Book Review: Machete by Nick Brownlee

Machete
Nick Brownlee
Piatkus, 2010
ISBN #978-0-7499-4256-4
Trade Paperback

[This book is presently available only in/through the UK and Canada, not available in the US at this time]

As this book opens, it is Christmas morning in Mombasa, and a nine-year-old boy opens a box he finds under his tree, only to discover to his [and the reader’s horror] that it contains the severed head of his stepfather.  This is the third of four decapitations discovered within several days of each other, each with seemingly no connection to the others, and each universally liked and respected and thought to have no enemies.  The last of the four is the leading circuit judge of the Coast Province.  The weapon used is determined to be the eponymous one of the title.  The media, who delight in such things, dub the killer The Headhunter.  Lest things become dull, soon a new and different series of attacks begins, this one being called by the media the work of The Shanzu Shmasher..
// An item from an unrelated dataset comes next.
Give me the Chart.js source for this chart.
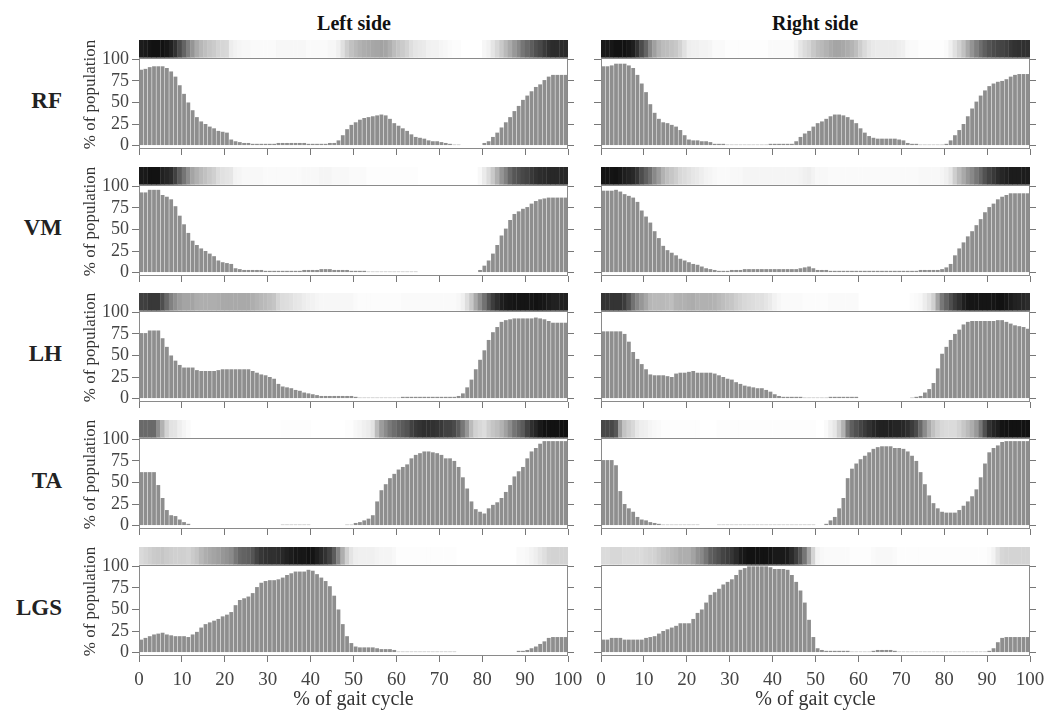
<!DOCTYPE html>
<html>
<head>
<meta charset="utf-8">
<script src="https://cdn.jsdelivr.net/npm/chart.js@4.4.1/dist/chart.umd.min.js"></script>
<style>
  body { margin:0; background:#fff; width:1049px; height:716px; position:relative; overflow:hidden; font-family:"Liberation Serif", serif; }
  .panel { position:absolute; }
  .colTitle { position:absolute; top:12px; width:200px; margin-left:-100px; text-align:center; font-weight:bold; font-size:20px; line-height:22px; color:#111; }
  .rowTitle { position:absolute; left:0; width:62px; text-align:right; font-weight:bold; font-size:23px; line-height:26px; color:#222; }
</style>
</head>
<body>
<div class="colTitle" style="left:354px">Left side</div>
<div class="colTitle" style="left:815px">Right side</div>

<script>
// ---- data (one bin per % of gait cycle, 0..99) ----
const gaitBins = Array.from({length: 100}, (_, i) => i);
const popTicks = [0, 25, 50, 75, 100];
const muscles = ["RF", "VM", "LH", "TA", "LGS"];

const rfLeft = [88,89,91,92,92,92,90,86,80,70,
  60,50,41,33,28,25,22,20,17,16,
  15,7,5,4,3,3,2,2,2,2,
  2,2,3,3,3,3,3,3,3,2,
  2,2,2,2,3,3,6,12,19,24,
  27,30,32,33,34,35,36,35,31,26,
  23,20,17,13,10,9,8,6,5,5,
  4,3,2,1,1,null,null,null,null,null,
  3,5,10,15,21,27,33,40,46,53,
  58,63,68,71,76,80,82,82,82,82];

const rfRight = [92,92,93,95,95,95,93,90,82,72,
  62,48,38,31,27,26,24,22,18,12,
  7,6,6,5,5,4,2,2,2,1,
  1,1,1,1,1,1,1,1,1,2,
  2,2,2,2,2,5,10,14,17,22,
  26,28,31,34,36,36,35,33,30,26,
  20,15,11,9,8,8,8,8,8,7,
  6,3,2,2,1,1,1,1,1,1,
  2,6,12,18,25,34,43,51,58,64,
  69,72,74,75,77,80,82,83,83,83];

const vmLeft = [93,93,96,96,96,90,88,85,77,66,
  56,46,37,32,28,25,22,19,14,12,
  11,10,5,4,3,3,3,3,3,2,
  2,2,2,2,2,2,2,2,3,3,
  3,3,4,4,4,3,3,3,3,2,
  2,2,2,1,1,1,1,1,1,1,
  1,1,1,1,1,null,null,null,null,null,
  null,null,null,null,null,null,null,null,null,3,
  8,14,22,32,43,51,61,68,71,74,
  76,80,83,85,86,87,87,87,87,87];

const vmRight = [95,95,95,96,94,91,89,87,82,72,
  65,58,48,40,31,26,23,20,16,14,
  12,10,9,7,5,4,3,2,2,2,
  3,3,3,4,4,4,4,4,4,4,
  4,4,4,4,4,4,5,6,7,5,
  3,3,3,2,2,2,2,2,2,2,
  2,2,2,2,2,2,2,2,2,2,
  2,2,2,2,3,3,3,3,3,4,
  6,10,20,28,35,42,48,55,62,70,
  76,80,85,88,90,92,92,92,92,92];

const lhLeft = [76,76,79,79,79,70,60,50,44,39,
  36,36,36,33,32,32,32,32,33,34,
  34,34,34,34,34,34,32,30,28,27,
  25,23,17,14,13,12,10,9,7,6,
  5,4,3,3,3,3,3,3,3,3,
  2,1,1,1,1,1,1,1,1,1,
  1,2,2,2,2,2,2,2,2,2,
  2,2,2,2,3,6,13,22,34,45,
  56,68,77,83,89,91,92,93,93,93,
  93,93,94,93,92,90,88,88,88,88];

const lhRight = [78,78,78,78,78,75,66,54,46,40,
  34,28,27,27,27,26,25,29,30,30,
  31,32,30,30,30,30,29,27,25,23,
  22,19,17,15,14,13,12,12,10,8,
  5,3,2,2,2,2,2,1,1,1,
  1,1,1,2,2,2,2,2,2,2,
  null,null,null,null,null,null,null,null,null,null,
  null,null,1,2,3,7,11,18,35,52,
  60,68,75,80,86,89,90,90,90,90,
  90,90,91,91,89,87,85,84,83,81];

const taLeft = [62,62,62,62,47,32,18,12,11,7,
  4,2,null,null,null,null,null,null,null,null,
  null,null,null,null,null,null,null,null,null,null,
  null,null,null,1,1,1,1,1,1,1,
  null,null,null,null,null,null,null,null,1,1,
  3,4,6,8,12,28,41,48,55,60,
  65,68,71,78,82,84,86,86,85,84,
  82,78,78,75,68,56,43,28,19,16,
  14,20,24,27,32,39,47,57,63,68,
  78,86,90,95,98,98,98,98,98,98];

const taRight = [76,76,76,70,40,25,20,16,10,7,
  6,4,3,2,1,1,1,1,1,1,
  1,1,1,null,null,null,null,1,1,1,
  1,1,1,1,1,1,1,1,1,1,
  1,1,1,1,1,1,1,1,1,1,
  null,null,2,6,10,20,32,55,66,72,
  77,81,85,89,91,92,92,92,90,90,
  89,86,81,75,62,48,35,26,20,16,
  15,15,15,18,23,28,34,42,56,72,
  85,90,93,97,98,98,98,98,98,98];

const lgsLeft = [15,17,19,21,22,23,21,20,19,19,
  19,18,21,24,29,33,35,37,39,42,
  44,47,55,61,63,65,69,76,81,83,
  84,84,85,87,90,92,94,94,94,96,
  95,91,87,83,77,66,50,33,19,11,
  7,6,6,6,6,5,4,4,4,3,
  1,1,1,1,1,1,1,1,1,1,
  1,1,1,1,null,null,null,null,null,null,
  null,null,null,null,null,null,null,null,2,2,
  3,5,7,10,13,17,18,18,18,18];

const lgsRight = [15,15,17,17,17,15,15,15,15,15,
  17,18,19,22,25,27,29,31,34,34,
  34,39,46,50,58,67,70,74,79,82,
  85,90,96,98,100,100,100,100,100,99,
  97,97,97,96,90,82,72,58,38,18,
  5,3,2,2,2,2,2,2,1,1,
  1,1,1,2,3,3,3,3,2,1,
  1,1,1,1,1,1,1,1,1,1,
  1,1,1,1,1,1,1,1,1,1,
  2,5,12,17,18,18,18,18,18,18];

const leftSeries = [rfLeft, vmLeft, lhLeft, taLeft, lgsLeft];
const rightSeries = [rfRight, vmRight, lhRight, taRight, lgsRight];

// ---- layout ----
const rowTops = [40, 167, 293, 420, 547];
const plotW = 429;
const plotH = 109;
const yMin = -4, yMax = 122.5;
const stripRange = [102, 122.5];
const fontFam = '"Liberation Serif", serif';

Chart.defaults.font.family = fontFam;

function shade(v, peak){
  if(v === null) return 'rgba(0,0,0,0)';
  const g = Math.round(18 + 237 * (1 - v / peak));
  return `rgb(${g},${g},${g})`;
}

// box round the bar area, strip sits above it
const framePlugin = {
  id: 'frame',
  afterDatasetsDraw(chart){
    const {ctx, chartArea: a, scales} = chart;
    const top = Math.round(scales.y.getPixelForValue(stripRange[0])) + 0.5;
    const bot = Math.round(a.bottom) - 0.5;
    ctx.save();
    ctx.strokeStyle = '#8a8a8a';
    ctx.lineWidth = 1;
    ctx.strokeRect(Math.round(a.left) + 0.5, top, Math.round(a.right - a.left) - 1, bot - top);
    ctx.restore();
  }
};

function makePanel(row, col, values){
  const axisW = col === 0 ? 60 : 12;
  const bottomRow = row === 4;
  const w = axisW + plotW + 20;
  const h = plotH + (bottomRow ? 60 : 8);
  const left = col === 0 ? 79 : 589;

  const wrap = document.createElement('div');
  wrap.className = 'panel';
  wrap.style.left = left + 'px';
  wrap.style.top = rowTops[row] + 'px';
  const cv = document.createElement('canvas');
  cv.width = w; cv.height = h;
  cv.style.width = w + 'px'; cv.style.height = h + 'px';
  wrap.appendChild(cv);
  document.body.appendChild(wrap);

  const peak = Math.max(...values.filter(v => v !== null));
  const yTicks = s => { s.ticks = popTicks.map(v => ({value: v})); };

  new Chart(cv, {
    type: 'bar',
    data: {
      labels: gaitBins,
      datasets: [
        {
          data: values,
          backgroundColor: '#8e8e8e',
          borderWidth: 0,
          barPercentage: 0.88,
          categoryPercentage: 1,
          grouped: false,
          xAxisID: 'bins',
          yAxisID: 'y'
        },
        {
          data: values.map(v => v === null ? null : stripRange),
          backgroundColor: values.map(v => shade(v, peak)),
          borderWidth: 0,
          barPercentage: 1.08,
          categoryPercentage: 1,
          grouped: false,
          xAxisID: 'bins',
          yAxisID: 'y'
        }
      ]
    },
    options: {
      responsive: false,
      animation: false,
      devicePixelRatio: 1,
      layout: { padding: 0 },
      plugins: { legend: { display: false }, tooltip: { enabled: false } },
      scales: {
        bins: { type: 'category', display: false, offset: true },
        x: {
          type: 'linear', position: 'bottom', min: 0, max: 100, offset: false,
          ticks: { stepSize: 10, display: bottomRow, autoSkip: false, maxRotation: 0,
                   font: { size: 19 }, color: '#444', padding: 7 },
          grid: { offset: false, drawOnChartArea: false, tickLength: 6, color: '#777' },
          border: { display: false },
          title: { display: bottomRow, text: '% of gait cycle', font: { size: 20 }, color: '#333',
                   padding: { top: 0, bottom: 4 } },
          afterFit: s => { s.height = bottomRow ? 60 : 8; s.paddingLeft = 0; s.paddingRight = 0; }
        },
        y: {
          position: 'left', min: yMin, max: yMax,
          afterBuildTicks: yTicks,
          ticks: { display: col === 0, autoSkip: false, font: { size: 18 }, color: '#444', padding: 3 },
          grid: { drawOnChartArea: false, tickLength: 7, color: '#777' },
          border: { display: false },
          title: { display: col === 0, text: '% of population', font: { size: 17 }, color: '#333',
                   padding: { top: 1, bottom: 0 } },
          afterFit: s => { s.width = axisW; s.paddingTop = 0; s.paddingBottom = 0; }
        },
        y2: {
          position: 'right', min: yMin, max: yMax,
          afterBuildTicks: yTicks,
          ticks: { display: false, autoSkip: false },
          grid: { drawOnChartArea: false, tickLength: 6, color: '#777' },
          border: { display: false },
          afterFit: s => { s.width = 20; s.paddingTop = 0; s.paddingBottom = 0; }
        }
      }
    },
    plugins: [framePlugin]
  });
}

muscles.forEach((m, row) => {
  const lab = document.createElement('div');
  lab.className = 'rowTitle';
  lab.style.top = (rowTops[row] + 61 - 13) + 'px';
  lab.textContent = m;
  document.body.appendChild(lab);

  makePanel(row, 0, leftSeries[row]);
  makePanel(row, 1, rightSeries[row]);
});
</script>
</body>
</html>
This is the third in the series which introduced readers to Mombasa Detective Inspector Daniel Jouma of the Coast Province CID.  The diminutive [5′ 5″] Jouma finds himself completely stumped; no commonality seems to exist among the victims in either series of attacks.  He thinks “People were unknowable, their motives a mystery. After thirty years as a policeman he thought he’d understood that by now – but every day he discovered that in fact he didn’t have a clue. He just bumbled along making assumptions until the truth came up and smacked him in the face.”

The other protagonist is Jake Moore, 35-year-old ex-Scotland Yard cop who for the last five years has skippered and co-owned a game fishing boat.  Having left England after having been shot and seriously wounded, he had come to Kenya, as he says, “for the quiet life,” except that’s not the way it turned out.  At the conclusion of the second book in the series, Burn (aka Blood and Fire in the US), he barely survived an assassin’s knife, and has now just been released from the hospital after spending “six weeks at death’s door” and undergoing 16 hours of surgery, his heart having stopped four times in the process.  Although both men become involved in the search for The Headhunter, they don’t even get together until two-thirds of the way through the book.  As Jake describes it, “Jouma and I run into each other occasionally.  Normally all hell breaks loose when we do, so we try to keep out of each other’s way as much as possible.”  And indeed, when they do get together this time, that is precisely what happens as they search for the machete-wielding serial killer.

And just when you think all is resolved and the author is done with you – rest assured that he is not!  [The fourth book in the series, Snakepit, is due out from Piatkus in the UK in July of 2011, something to which this terrific author’s fans, among whom I count myself, can look forward.]   Recommended.

Reviewed by Gloria Feit, November 2010.